Leaving out all pictures, reproduce the entries below exactly, from the first line through the line that contains "const countyRate2022 = 4.6;".

• [Entries supplied]:

§

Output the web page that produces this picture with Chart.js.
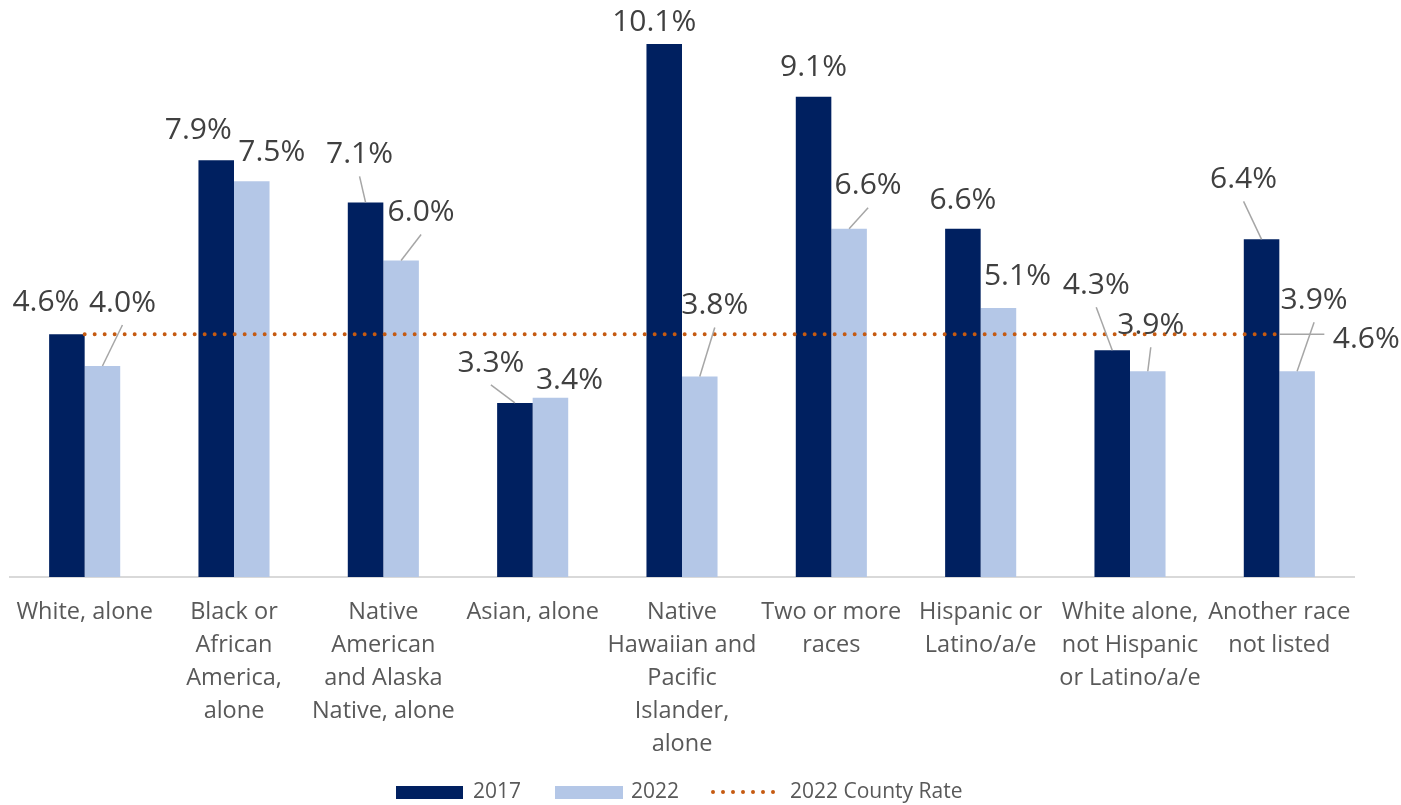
<!DOCTYPE html>
<html>
<head>
<meta charset="utf-8">
<script src="https://cdn.jsdelivr.net/npm/chart.js@4.4.1/dist/chart.umd.min.js"></script>
<style>
  html, body { margin: 0; padding: 0; background: #fff; }
  #wrap { width: 1401px; height: 805px; }
</style>
</head>
<body>
<div id="wrap"><canvas id="rateChart"></canvas></div>
<script>
const categories = [
    ['White, alone'],
    ['Black or', 'African', 'America,', 'alone'],
    ['Native', 'American', 'and Alaska', 'Native, alone'],
    ['Asian, alone'],
    ['Native', 'Hawaiian and', 'Pacific', 'Islander,', 'alone'],
    ['Two or more', 'races'],
    ['Hispanic or', 'Latino/a/e'],
    ['White alone,', 'not Hispanic', 'or Latino/a/e'],
    ['Another race', 'not listed']
];
const values2017 = [4.6, 7.9, 7.1, 3.3, 10.1, 9.1, 6.6, 4.3, 6.4];
const values2022 = [4.0, 7.5, 6.0, 3.4, 3.8, 6.6, 5.1, 3.9, 3.9];
const countyRate2022 = 4.6;

// where Excel's labels were dragged to: [dx, dy, leader] from the bar's top centre
const offsets2017 = [[-21, -34, 0], [-18, -32, 0], [-6, -50, 1], [-24, -42, 1], [-10, -24, 0],
                     [0, -32, 0], [0, -30, 0], [-16, -67, 1], [-18, -62, 1]];
const offsets2022 = [[20, -65, 1], [20, -31, 0], [20, -50, 1], [19, -19, 0], [15, -73, 1],
                     [19, -45, 1], [19, -34, 0], [3, -48, 1], [17, -73, 1]];

const DARK = '#002060';
const LIGHT = '#B4C7E7';
const ORANGE = '#C55A11';
const FONT = '"Open Sans", "Noto Sans", sans-serif';

const labelPlugin = {
    id: 'barLabels',
    afterDatasetsDraw(chart) {
        const ctx = chart.ctx;
        ctx.save();
        ctx.font = '30px ' + FONT;
        ctx.textAlign = 'center';
        ctx.textBaseline = 'alphabetic';
        ctx.strokeStyle = '#A6A6A6';
        ctx.lineWidth = 1.5;
        const sets = [[0, values2017, offsets2017], [1, values2022, offsets2022]];
        sets.forEach(function(s) {
            const meta = chart.getDatasetMeta(s[0]);
            meta.data.forEach(function(bar, i) {
                const off = s[2][i];
                const cx = bar.x + off[0];
                const cy = bar.y + off[1];
                if (off[2]) {
                    ctx.beginPath();
                    ctx.moveTo(cx, cy + 24);
                    ctx.lineTo(bar.x, bar.y);
                    ctx.stroke();
                }
                ctx.fillStyle = '#404040';
                ctx.fillText(s[1][i].toFixed(1) + '%', cx, cy + 10.7);
            });
        });
        // county rate label at the end of the dotted line
        const lineMeta = chart.getDatasetMeta(2);
        const last = lineMeta.data[lineMeta.data.length - 1];
        ctx.beginPath();
        ctx.moveTo(last.x, last.y);
        ctx.lineTo(last.x + 45, last.y);
        ctx.stroke();
        ctx.fillStyle = '#404040';
        ctx.fillText(countyRate2022.toFixed(1) + '%', last.x + 87, last.y + 3 + 10.7);
        ctx.restore();
    }
};

const legendPlugin = {
    id: 'bottomLegend',
    afterDraw(chart) {
        const ctx = chart.ctx;
        const y = 792;
        ctx.save();
        ctx.font = '21px ' + FONT;
        ctx.textAlign = 'left';
        ctx.textBaseline = 'middle';
        ctx.fillStyle = DARK;
        ctx.fillRect(396, 786, 67, 13);
        ctx.fillStyle = LIGHT;
        ctx.fillRect(555, 786, 68, 13);
        ctx.strokeStyle = ORANGE;
        ctx.lineWidth = 4;
        ctx.lineCap = 'round';
        ctx.setLineDash([0, 10]);
        ctx.beginPath();
        ctx.moveTo(713, y);
        ctx.lineTo(774, y);
        ctx.stroke();
        ctx.setLineDash([]);
        ctx.fillStyle = '#595959';
        ctx.fillText('2017', 473, y);
        ctx.fillText('2022', 631, y);
        ctx.fillText('2022 County Rate', 790, y);
        ctx.restore();
    }
};

const ctx1 = document.getElementById('rateChart').getContext('2d');
const rateChart = new Chart(ctx1, {
    type: 'bar',
    data: {
        labels: categories,
        datasets: [{
            label: '2017',
            data: values2017,
            backgroundColor: DARK,
            categoryPercentage: 0.476,
            barPercentage: 1,
            order: 1
        }, {
            label: '2022',
            data: values2022,
            backgroundColor: LIGHT,
            categoryPercentage: 0.476,
            barPercentage: 1,
            order: 1
        }, {
            type: 'line',
            label: '2022 County Rate',
            data: categories.map(function() { return countyRate2022; }),
            borderColor: ORANGE,
            borderWidth: 4,
            borderDash: [0, 10],
            borderCapStyle: 'round',
            pointRadius: 0,
            fill: false,
            order: 0
        }]
    },
    options: {
        responsive: true,
        maintainAspectRatio: false,
        animation: false,
        layout: {
            padding: { top: 23, left: 10, right: 47, bottom: 25 }
        },
        plugins: {
            legend: { display: false },
            tooltip: { enabled: false }
        },
        scales: {
            x: {
                grid: { display: false, drawTicks: false },
                border: { display: true, color: '#D9D9D9', width: 2 },
                afterFit: function(scale) {
                    scale.paddingLeft = 0;
                    scale.paddingRight = 0;
                },
                ticks: {
                    color: '#595959',
                    padding: 19,
                    maxRotation: 0,
                    autoSkip: false,
                    font: { family: FONT, size: 23.5, lineHeight: 1.404 }
                }
            },
            y: {
                display: false,
                min: 0,
                max: 10.5
            }
        }
    },
    plugins: [labelPlugin, legendPlugin]
});
</script>
</body>
</html>
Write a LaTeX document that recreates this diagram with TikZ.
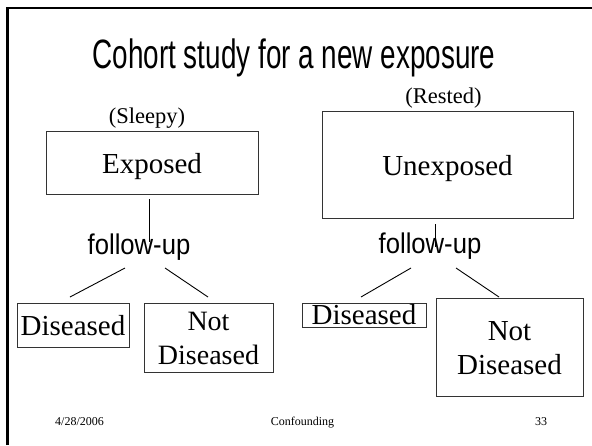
\documentclass[tikz,border=0pt]{standalone}
\usepackage{fontspec}
\usepackage{graphicx}
\setmainfont{Liberation Serif}
\newfontfamily\slidesans{Liberation Sans}
\newcommand{\fsz}[1]{\fontsize{#1}{#1}\selectfont}

\tikzset{
  box/.style={draw=black!80, line width=0.9pt, inner sep=0pt, rectangle},
  link/.style={draw=black, line width=0.9pt},
  boxtext/.style={inner sep=0pt, anchor=base, font=\fsz{29}},
  caption/.style={inner sep=0pt, anchor=base, font=\fsz{22.5}},
  followup/.style={inner sep=0pt, anchor=base},
  footer/.style={inner sep=0pt, anchor=base, font=\fsz{12}},
}

\begin{document}
\begin{tikzpicture}[x=1pt,y=-1pt]
  \useasboundingbox (0,0) rectangle (592,445);
  \fill[white] (0,0) rectangle (592,445);

  % slide frame (top and left edges)
  \draw[line width=2.7pt, line join=miter] (7.5,445) -- (7.5,8) -- (592,8);

  % title
  \node[inner sep=0pt, anchor=base] (title) at (294,68)
    {\scalebox{0.68}[1]{\slidesans\fsz{41}Cohort study for a new exposure}};

  % ---- exposed cohort ----
  \node[caption] (sleepy) at (147,123) {(Sleepy)};
  \node[box, minimum width=212pt, minimum height=63pt] (exposed) at (152,162.5) {};
  \node[boxtext] (exposedtxt) at (152,173) {Exposed};
  \coordinate (etop) at (149,199);
  \coordinate (ebot) at (149,242);
  \draw[link] (etop) -- (ebot);
  \node[followup] (fuleft) at (139,254)
    {\scalebox{0.9}[1]{\slidesans\fsz{28.5}follow-up}};
  \coordinate (la1) at (125,268);
  \coordinate (la2) at (165,268);
  \coordinate (lb1) at (70,297);
  \coordinate (lb2) at (208,297);
  \draw[link] (la1) -- (lb1);
  \draw[link] (la2) -- (lb2);

  \node[box, minimum width=112pt, minimum height=44pt] (dis1) at (73,325) {};
  \node[boxtext] (dis1txt) at (73,335) {Diseased};
  \node[box, minimum width=129pt, minimum height=69pt] (nd1) at (208.5,337.5) {};
  \node[boxtext, font=\fsz{28}] (nd1a) at (208.5,330) {Not};
  \node[boxtext, font=\fsz{28}] (nd1b) at (208.5,364) {Diseased};

  % ---- unexposed cohort ----
  \node[caption] (rested) at (443.5,103) {(Rested)};
  \node[box, minimum width=251pt, minimum height=107pt] (unexposed) at (447.5,164.5) {};
  \node[boxtext] (unexposedtxt) at (447.5,175) {Unexposed};
  \coordinate (utop) at (435,224);
  \coordinate (ubot) at (435,247);
  \draw[link] (utop) -- (ubot);
  \node[followup] (furight) at (430,253)
    {\scalebox{0.9}[1]{\slidesans\fsz{28.5}follow-up}};
  \coordinate (ra1) at (411,268);
  \coordinate (ra2) at (456,268);
  \coordinate (rb1) at (361,297);
  \coordinate (rb2) at (499,297);
  \draw[link] (ra1) -- (rb1);
  \draw[link] (ra2) -- (rb2);

  \node[box, minimum width=124pt, minimum height=24pt] (dis2) at (364,315) {};
  \node[boxtext] (dis2txt) at (364,324) {Diseased};
  \node[box, minimum width=147pt, minimum height=98pt] (nd2) at (509.5,347) {};
  \node[boxtext] (nd2a) at (509.5,340) {Not};
  \node[boxtext] (nd2b) at (509.5,374) {Diseased};

  % footer
  \node[footer] (date) at (79.5,425) {4/28/2006};
  \node[footer] (topic) at (302.5,425) {Confounding};
  \node[footer] (page) at (541,425) {33};
\end{tikzpicture}
\end{document}
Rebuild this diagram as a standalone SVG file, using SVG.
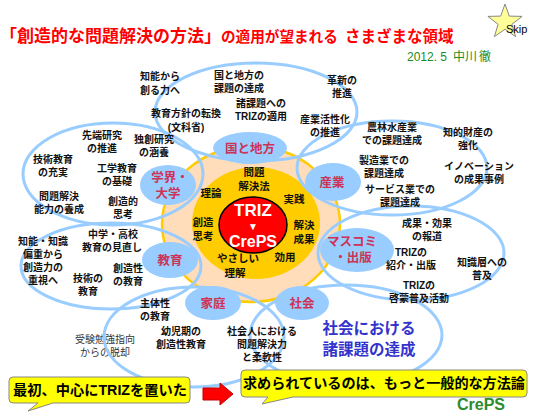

§

• [Solution for this task]:
Output the web page that produces this picture with Chart.js.
<!DOCTYPE html>
<html>
<head>
<meta charset="utf-8">
<script src="https://cdn.jsdelivr.net/npm/chart.js@4.4.1/dist/chart.umd.min.js"></script>
<style>
  html, body { margin: 0; padding: 0; background: #fff; }
  #wrap { width: 1401px; height: 805px; }
</style>
</head>
<body>
<div id="wrap"><canvas id="rateChart"></canvas></div>
<script>
const categories = [
    ['White, alone'],
    ['Black or', 'African', 'America,', 'alone'],
    ['Native', 'American', 'and Alaska', 'Native, alone'],
    ['Asian, alone'],
    ['Native', 'Hawaiian and', 'Pacific', 'Islander,', 'alone'],
    ['Two or more', 'races'],
    ['Hispanic or', 'Latino/a/e'],
    ['White alone,', 'not Hispanic', 'or Latino/a/e'],
    ['Another race', 'not listed']
];
const values2017 = [4.6, 7.9, 7.1, 3.3, 10.1, 9.1, 6.6, 4.3, 6.4];
const values2022 = [4.0, 7.5, 6.0, 3.4, 3.8, 6.6, 5.1, 3.9, 3.9];
const countyRate2022 = 4.6;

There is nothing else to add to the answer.